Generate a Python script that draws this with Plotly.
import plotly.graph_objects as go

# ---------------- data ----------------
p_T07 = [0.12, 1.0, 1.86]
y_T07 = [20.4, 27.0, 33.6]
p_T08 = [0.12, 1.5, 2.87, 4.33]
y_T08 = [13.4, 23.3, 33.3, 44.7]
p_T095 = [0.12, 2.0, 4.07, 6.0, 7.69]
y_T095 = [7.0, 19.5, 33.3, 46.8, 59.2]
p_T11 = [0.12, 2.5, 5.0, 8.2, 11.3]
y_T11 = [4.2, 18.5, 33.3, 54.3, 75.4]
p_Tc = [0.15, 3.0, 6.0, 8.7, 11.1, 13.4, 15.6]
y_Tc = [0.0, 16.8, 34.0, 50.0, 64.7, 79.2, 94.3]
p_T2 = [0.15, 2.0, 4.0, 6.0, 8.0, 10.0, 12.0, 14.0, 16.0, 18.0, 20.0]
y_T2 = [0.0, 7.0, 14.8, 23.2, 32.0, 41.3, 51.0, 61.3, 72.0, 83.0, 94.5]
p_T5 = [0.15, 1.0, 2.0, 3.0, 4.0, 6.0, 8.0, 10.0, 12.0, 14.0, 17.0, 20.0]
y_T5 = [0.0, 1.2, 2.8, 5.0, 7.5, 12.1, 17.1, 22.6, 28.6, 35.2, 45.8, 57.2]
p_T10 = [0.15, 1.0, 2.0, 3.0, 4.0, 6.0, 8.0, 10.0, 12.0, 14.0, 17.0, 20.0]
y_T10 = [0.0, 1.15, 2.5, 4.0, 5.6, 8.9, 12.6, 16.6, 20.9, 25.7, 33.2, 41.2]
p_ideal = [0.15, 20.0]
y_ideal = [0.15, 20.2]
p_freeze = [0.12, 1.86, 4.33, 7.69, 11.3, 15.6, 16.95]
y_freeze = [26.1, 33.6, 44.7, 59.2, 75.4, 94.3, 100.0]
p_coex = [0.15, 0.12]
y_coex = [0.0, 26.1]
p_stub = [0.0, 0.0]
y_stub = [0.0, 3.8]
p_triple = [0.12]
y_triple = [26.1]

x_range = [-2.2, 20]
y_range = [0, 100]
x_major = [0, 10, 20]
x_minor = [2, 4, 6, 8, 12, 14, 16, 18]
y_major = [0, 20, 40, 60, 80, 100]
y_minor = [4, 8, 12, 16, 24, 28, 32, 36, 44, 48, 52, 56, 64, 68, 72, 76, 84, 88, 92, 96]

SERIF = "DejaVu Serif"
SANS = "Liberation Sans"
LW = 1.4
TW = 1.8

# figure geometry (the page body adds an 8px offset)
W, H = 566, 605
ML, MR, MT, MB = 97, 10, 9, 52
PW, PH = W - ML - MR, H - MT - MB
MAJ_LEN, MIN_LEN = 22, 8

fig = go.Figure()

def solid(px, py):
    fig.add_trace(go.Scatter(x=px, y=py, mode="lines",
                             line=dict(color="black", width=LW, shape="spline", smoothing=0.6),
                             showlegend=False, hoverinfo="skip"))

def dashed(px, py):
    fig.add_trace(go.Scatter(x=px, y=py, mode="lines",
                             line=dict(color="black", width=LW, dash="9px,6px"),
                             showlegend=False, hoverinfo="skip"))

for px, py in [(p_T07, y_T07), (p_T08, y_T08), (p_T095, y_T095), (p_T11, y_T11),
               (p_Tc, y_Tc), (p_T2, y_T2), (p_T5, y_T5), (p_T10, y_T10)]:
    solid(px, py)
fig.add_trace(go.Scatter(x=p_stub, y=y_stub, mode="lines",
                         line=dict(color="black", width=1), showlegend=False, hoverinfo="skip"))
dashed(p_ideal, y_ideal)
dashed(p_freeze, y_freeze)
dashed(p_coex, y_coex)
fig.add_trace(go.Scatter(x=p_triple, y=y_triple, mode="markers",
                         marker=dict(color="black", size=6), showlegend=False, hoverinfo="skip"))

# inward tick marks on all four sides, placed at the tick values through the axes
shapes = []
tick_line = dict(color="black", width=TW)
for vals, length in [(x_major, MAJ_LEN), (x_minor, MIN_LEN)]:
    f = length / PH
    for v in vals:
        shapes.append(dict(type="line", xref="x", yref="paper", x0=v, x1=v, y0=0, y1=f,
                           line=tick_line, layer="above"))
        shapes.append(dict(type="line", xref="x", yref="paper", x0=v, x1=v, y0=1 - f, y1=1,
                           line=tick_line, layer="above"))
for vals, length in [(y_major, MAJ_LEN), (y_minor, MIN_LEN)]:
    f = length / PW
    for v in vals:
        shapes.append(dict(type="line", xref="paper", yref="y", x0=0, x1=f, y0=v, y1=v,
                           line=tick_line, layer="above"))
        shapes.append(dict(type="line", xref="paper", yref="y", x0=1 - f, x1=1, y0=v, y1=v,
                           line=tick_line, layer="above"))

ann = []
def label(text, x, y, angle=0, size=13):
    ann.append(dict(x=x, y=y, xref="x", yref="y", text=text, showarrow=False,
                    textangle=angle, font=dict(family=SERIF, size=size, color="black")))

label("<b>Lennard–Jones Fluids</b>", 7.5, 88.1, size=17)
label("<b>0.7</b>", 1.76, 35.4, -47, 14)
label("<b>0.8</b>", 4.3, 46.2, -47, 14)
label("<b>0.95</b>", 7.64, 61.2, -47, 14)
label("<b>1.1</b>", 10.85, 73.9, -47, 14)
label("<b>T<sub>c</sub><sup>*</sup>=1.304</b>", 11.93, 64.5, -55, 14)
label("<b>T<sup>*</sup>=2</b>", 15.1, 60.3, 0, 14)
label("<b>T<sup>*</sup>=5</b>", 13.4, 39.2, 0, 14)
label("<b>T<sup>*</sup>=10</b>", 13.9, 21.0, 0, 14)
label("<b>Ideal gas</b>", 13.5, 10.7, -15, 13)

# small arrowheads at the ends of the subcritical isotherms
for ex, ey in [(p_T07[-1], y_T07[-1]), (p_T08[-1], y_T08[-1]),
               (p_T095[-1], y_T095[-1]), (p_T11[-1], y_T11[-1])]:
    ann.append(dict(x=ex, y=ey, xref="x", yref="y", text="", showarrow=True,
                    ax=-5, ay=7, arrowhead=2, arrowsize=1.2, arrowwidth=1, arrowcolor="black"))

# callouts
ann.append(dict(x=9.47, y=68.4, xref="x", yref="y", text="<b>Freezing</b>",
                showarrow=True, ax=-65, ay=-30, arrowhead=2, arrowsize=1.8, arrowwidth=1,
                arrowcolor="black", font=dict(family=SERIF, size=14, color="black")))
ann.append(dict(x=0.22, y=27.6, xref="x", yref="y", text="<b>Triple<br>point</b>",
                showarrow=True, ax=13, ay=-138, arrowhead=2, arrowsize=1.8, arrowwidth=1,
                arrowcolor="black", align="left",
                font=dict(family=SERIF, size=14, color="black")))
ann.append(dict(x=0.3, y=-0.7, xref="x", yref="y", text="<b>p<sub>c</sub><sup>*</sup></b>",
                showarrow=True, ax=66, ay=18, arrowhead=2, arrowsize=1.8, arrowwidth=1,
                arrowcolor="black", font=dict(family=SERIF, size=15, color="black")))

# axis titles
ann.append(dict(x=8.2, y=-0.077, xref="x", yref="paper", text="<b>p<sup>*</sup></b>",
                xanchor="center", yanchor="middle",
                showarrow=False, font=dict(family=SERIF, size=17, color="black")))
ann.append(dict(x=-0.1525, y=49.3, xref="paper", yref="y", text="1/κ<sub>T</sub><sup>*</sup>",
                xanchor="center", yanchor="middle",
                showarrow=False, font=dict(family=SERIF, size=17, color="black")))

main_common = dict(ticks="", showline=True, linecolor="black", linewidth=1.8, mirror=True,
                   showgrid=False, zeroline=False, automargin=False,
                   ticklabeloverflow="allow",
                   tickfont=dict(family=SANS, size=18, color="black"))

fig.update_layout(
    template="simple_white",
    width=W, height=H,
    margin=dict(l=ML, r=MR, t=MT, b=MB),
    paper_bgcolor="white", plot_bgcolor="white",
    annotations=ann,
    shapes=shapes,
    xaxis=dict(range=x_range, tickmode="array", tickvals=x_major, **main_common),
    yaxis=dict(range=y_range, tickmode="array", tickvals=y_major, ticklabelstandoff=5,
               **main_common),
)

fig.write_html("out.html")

◆ Direction ◆
Return the lines above precisely as they appear, beginning at the first line and ending at the line with "import plotly.graph_objects as go", and nothing after it.

◆ Solution to the problem ◆
Generate a Python script that draws this with Plotly.
import plotly.graph_objects as go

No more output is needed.